Speaking to trade magazine Retail Week, Cantor Fitzgerald analyst Mike Dennis said the two supermarkets could be attractive takeover targets for private equity firms because their share prices have fallen to their lowest levels for 20 years amid the major structural changes taking place in the industry. He pointed out that Morrisons’ market capitalisation is now around £3.8bn with a total market value – if you include pension deficits and debt – of about £6bn. Meanwhile, Sainsbury’s has a £4.8bn market cap and value of £7.6bn.

Dennis said: “You have to say in the last 20 years, these companies are now down to their lowest levels in comparison to their sales and square footage. In my view, they look quite vulnerable. Some of the solutions that are required in this industry would probably be better carried out under a private holding than as a public company.”

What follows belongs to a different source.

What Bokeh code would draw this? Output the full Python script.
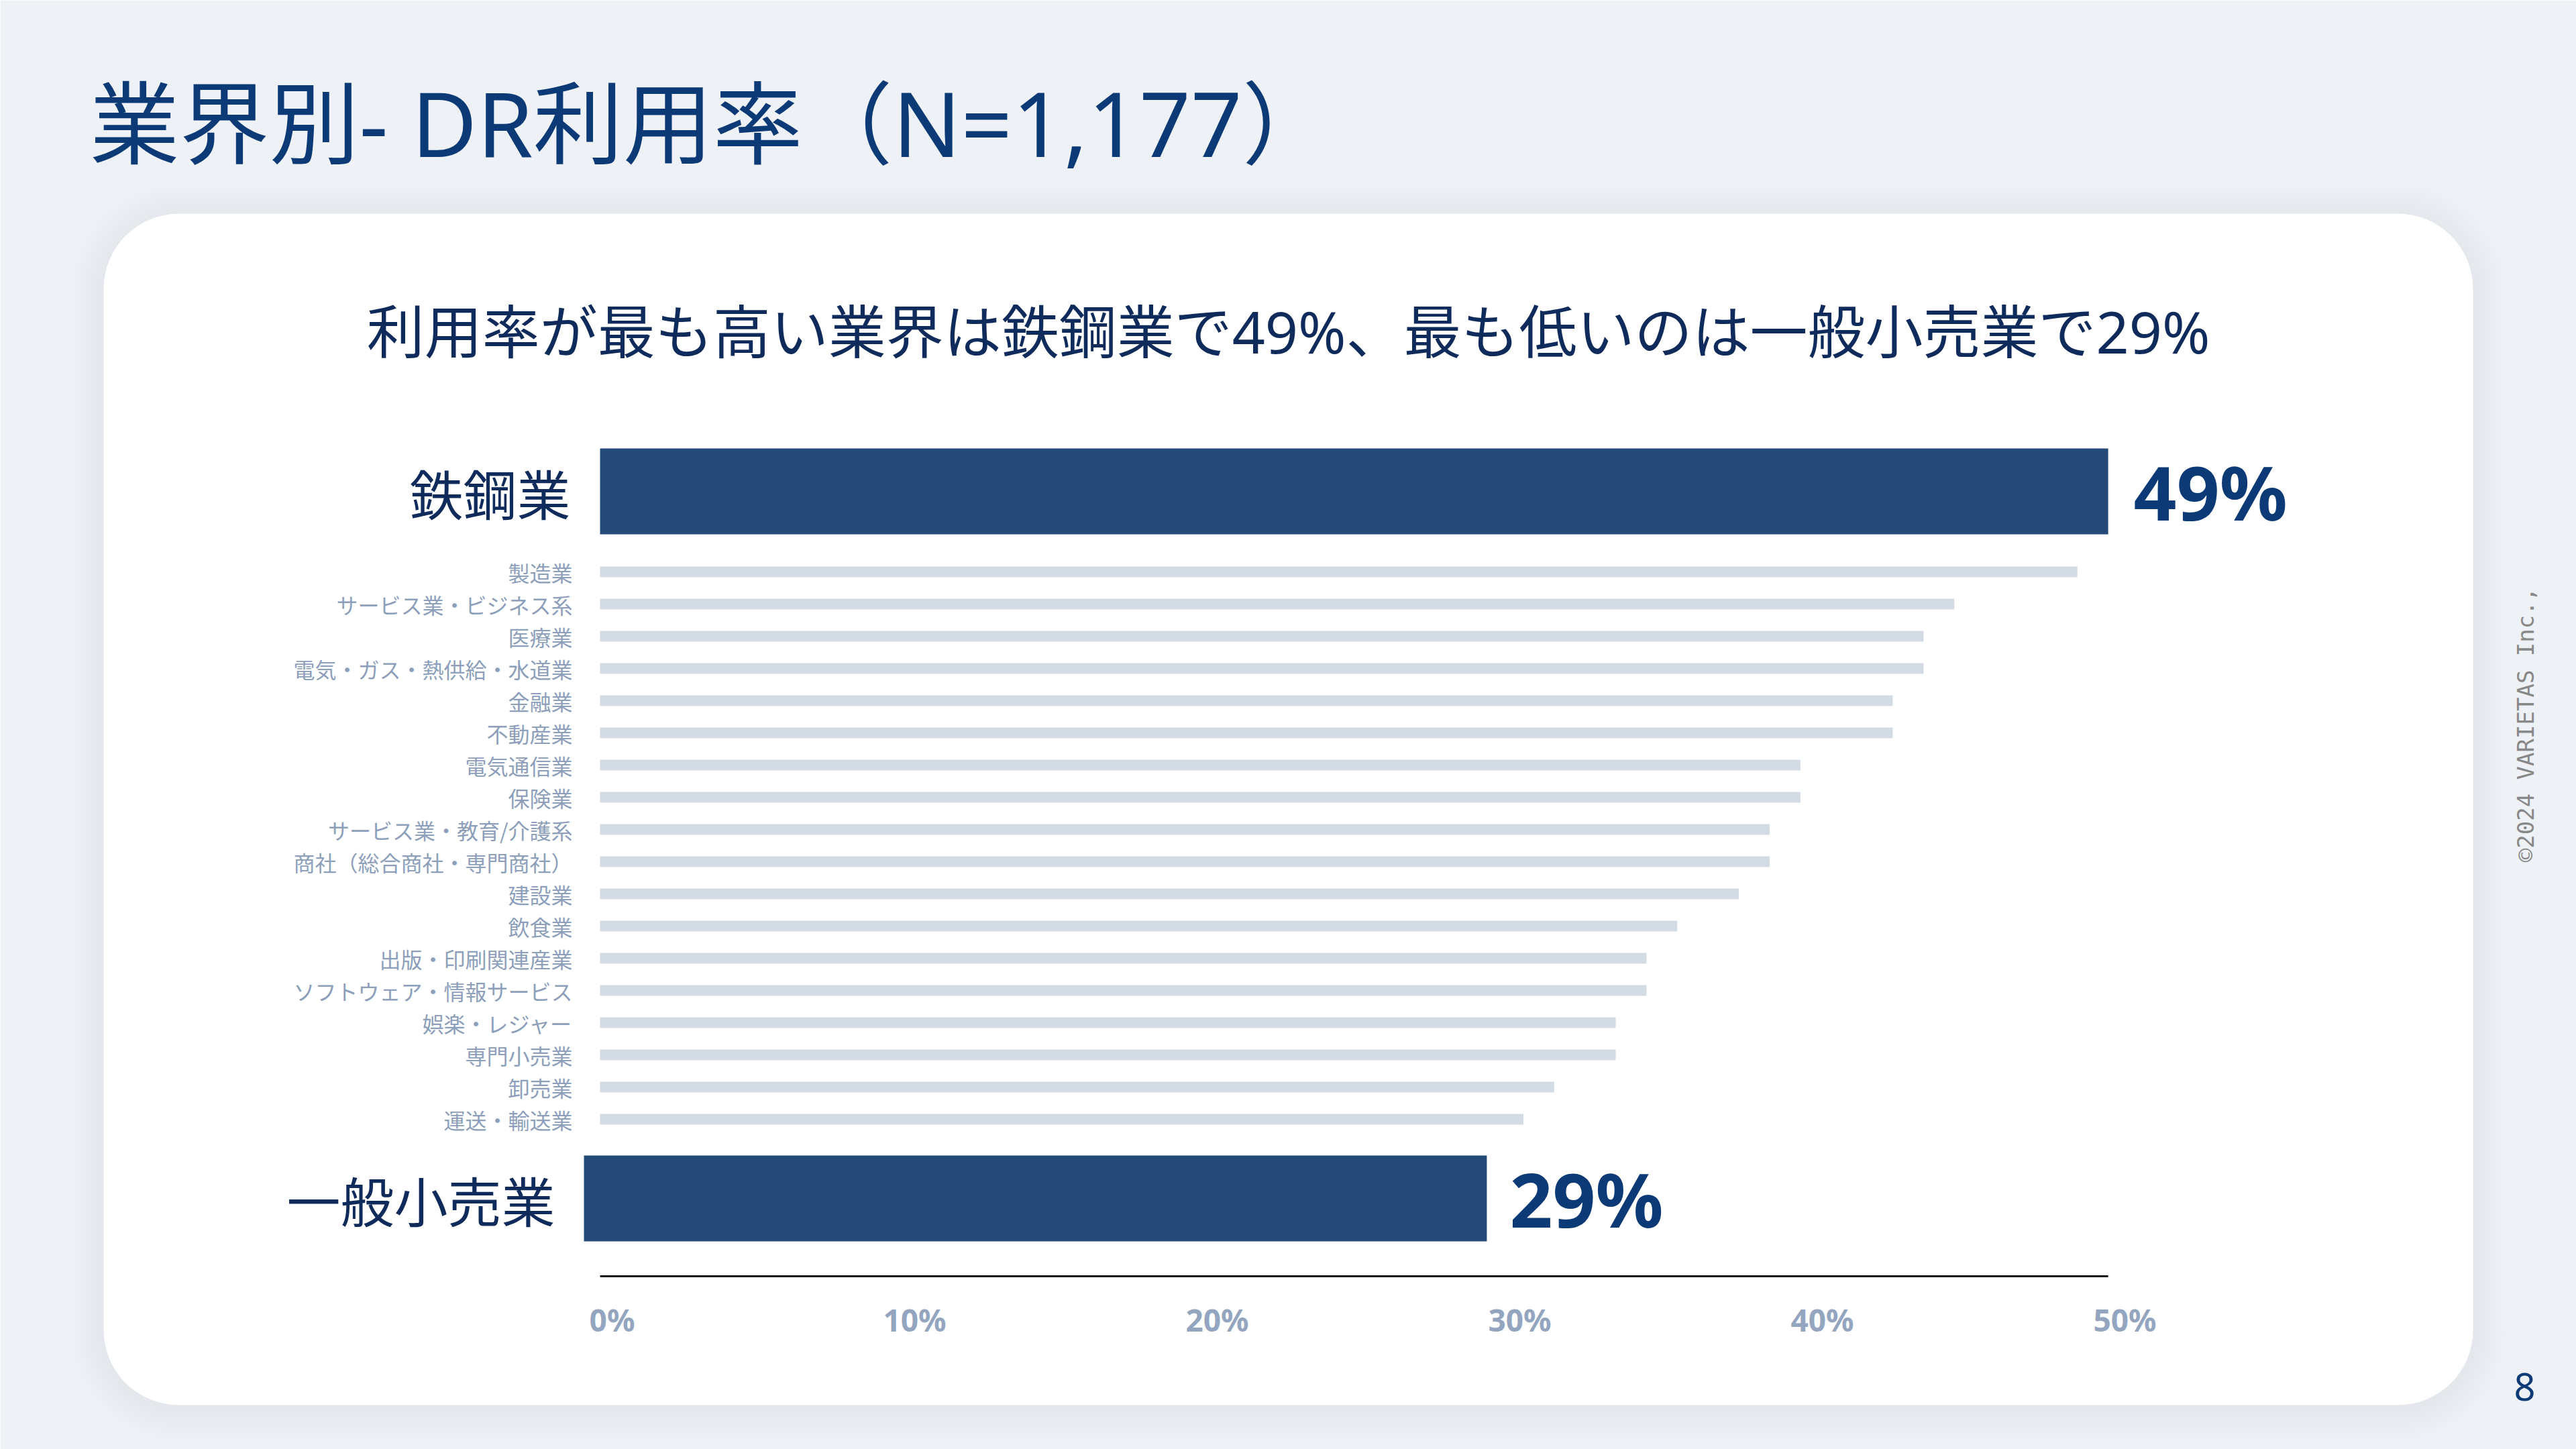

The analyst compared the struggles of Sainsbury’s, Morrisons and Tesco to the performance of Asda (in terms of profitability), as well as Waitrose, the Co-op, and Aldi and Lidl, who are all “privately-run or partnership-run with limited amounts of visibility”. He noted: “Interestingly, those are the retailers that seem to be doing better.”

Dennis told Retail Week: “I think retailers, retail management and major shareholders have to sit back and reconsider the whole capital structure and the necessity for a company to be a public company.”

Dennis suggested that Morrisons could appeal to potential investors because it has no major shareholders, while Sainsbury’s - which is 26% owned by the QIA - would remain an attractive proposition to investors because of its “very valuable asset base”. He ruled out any potential moves for Tesco saying any parties interested would find a takeover bid “too big to accommodate”.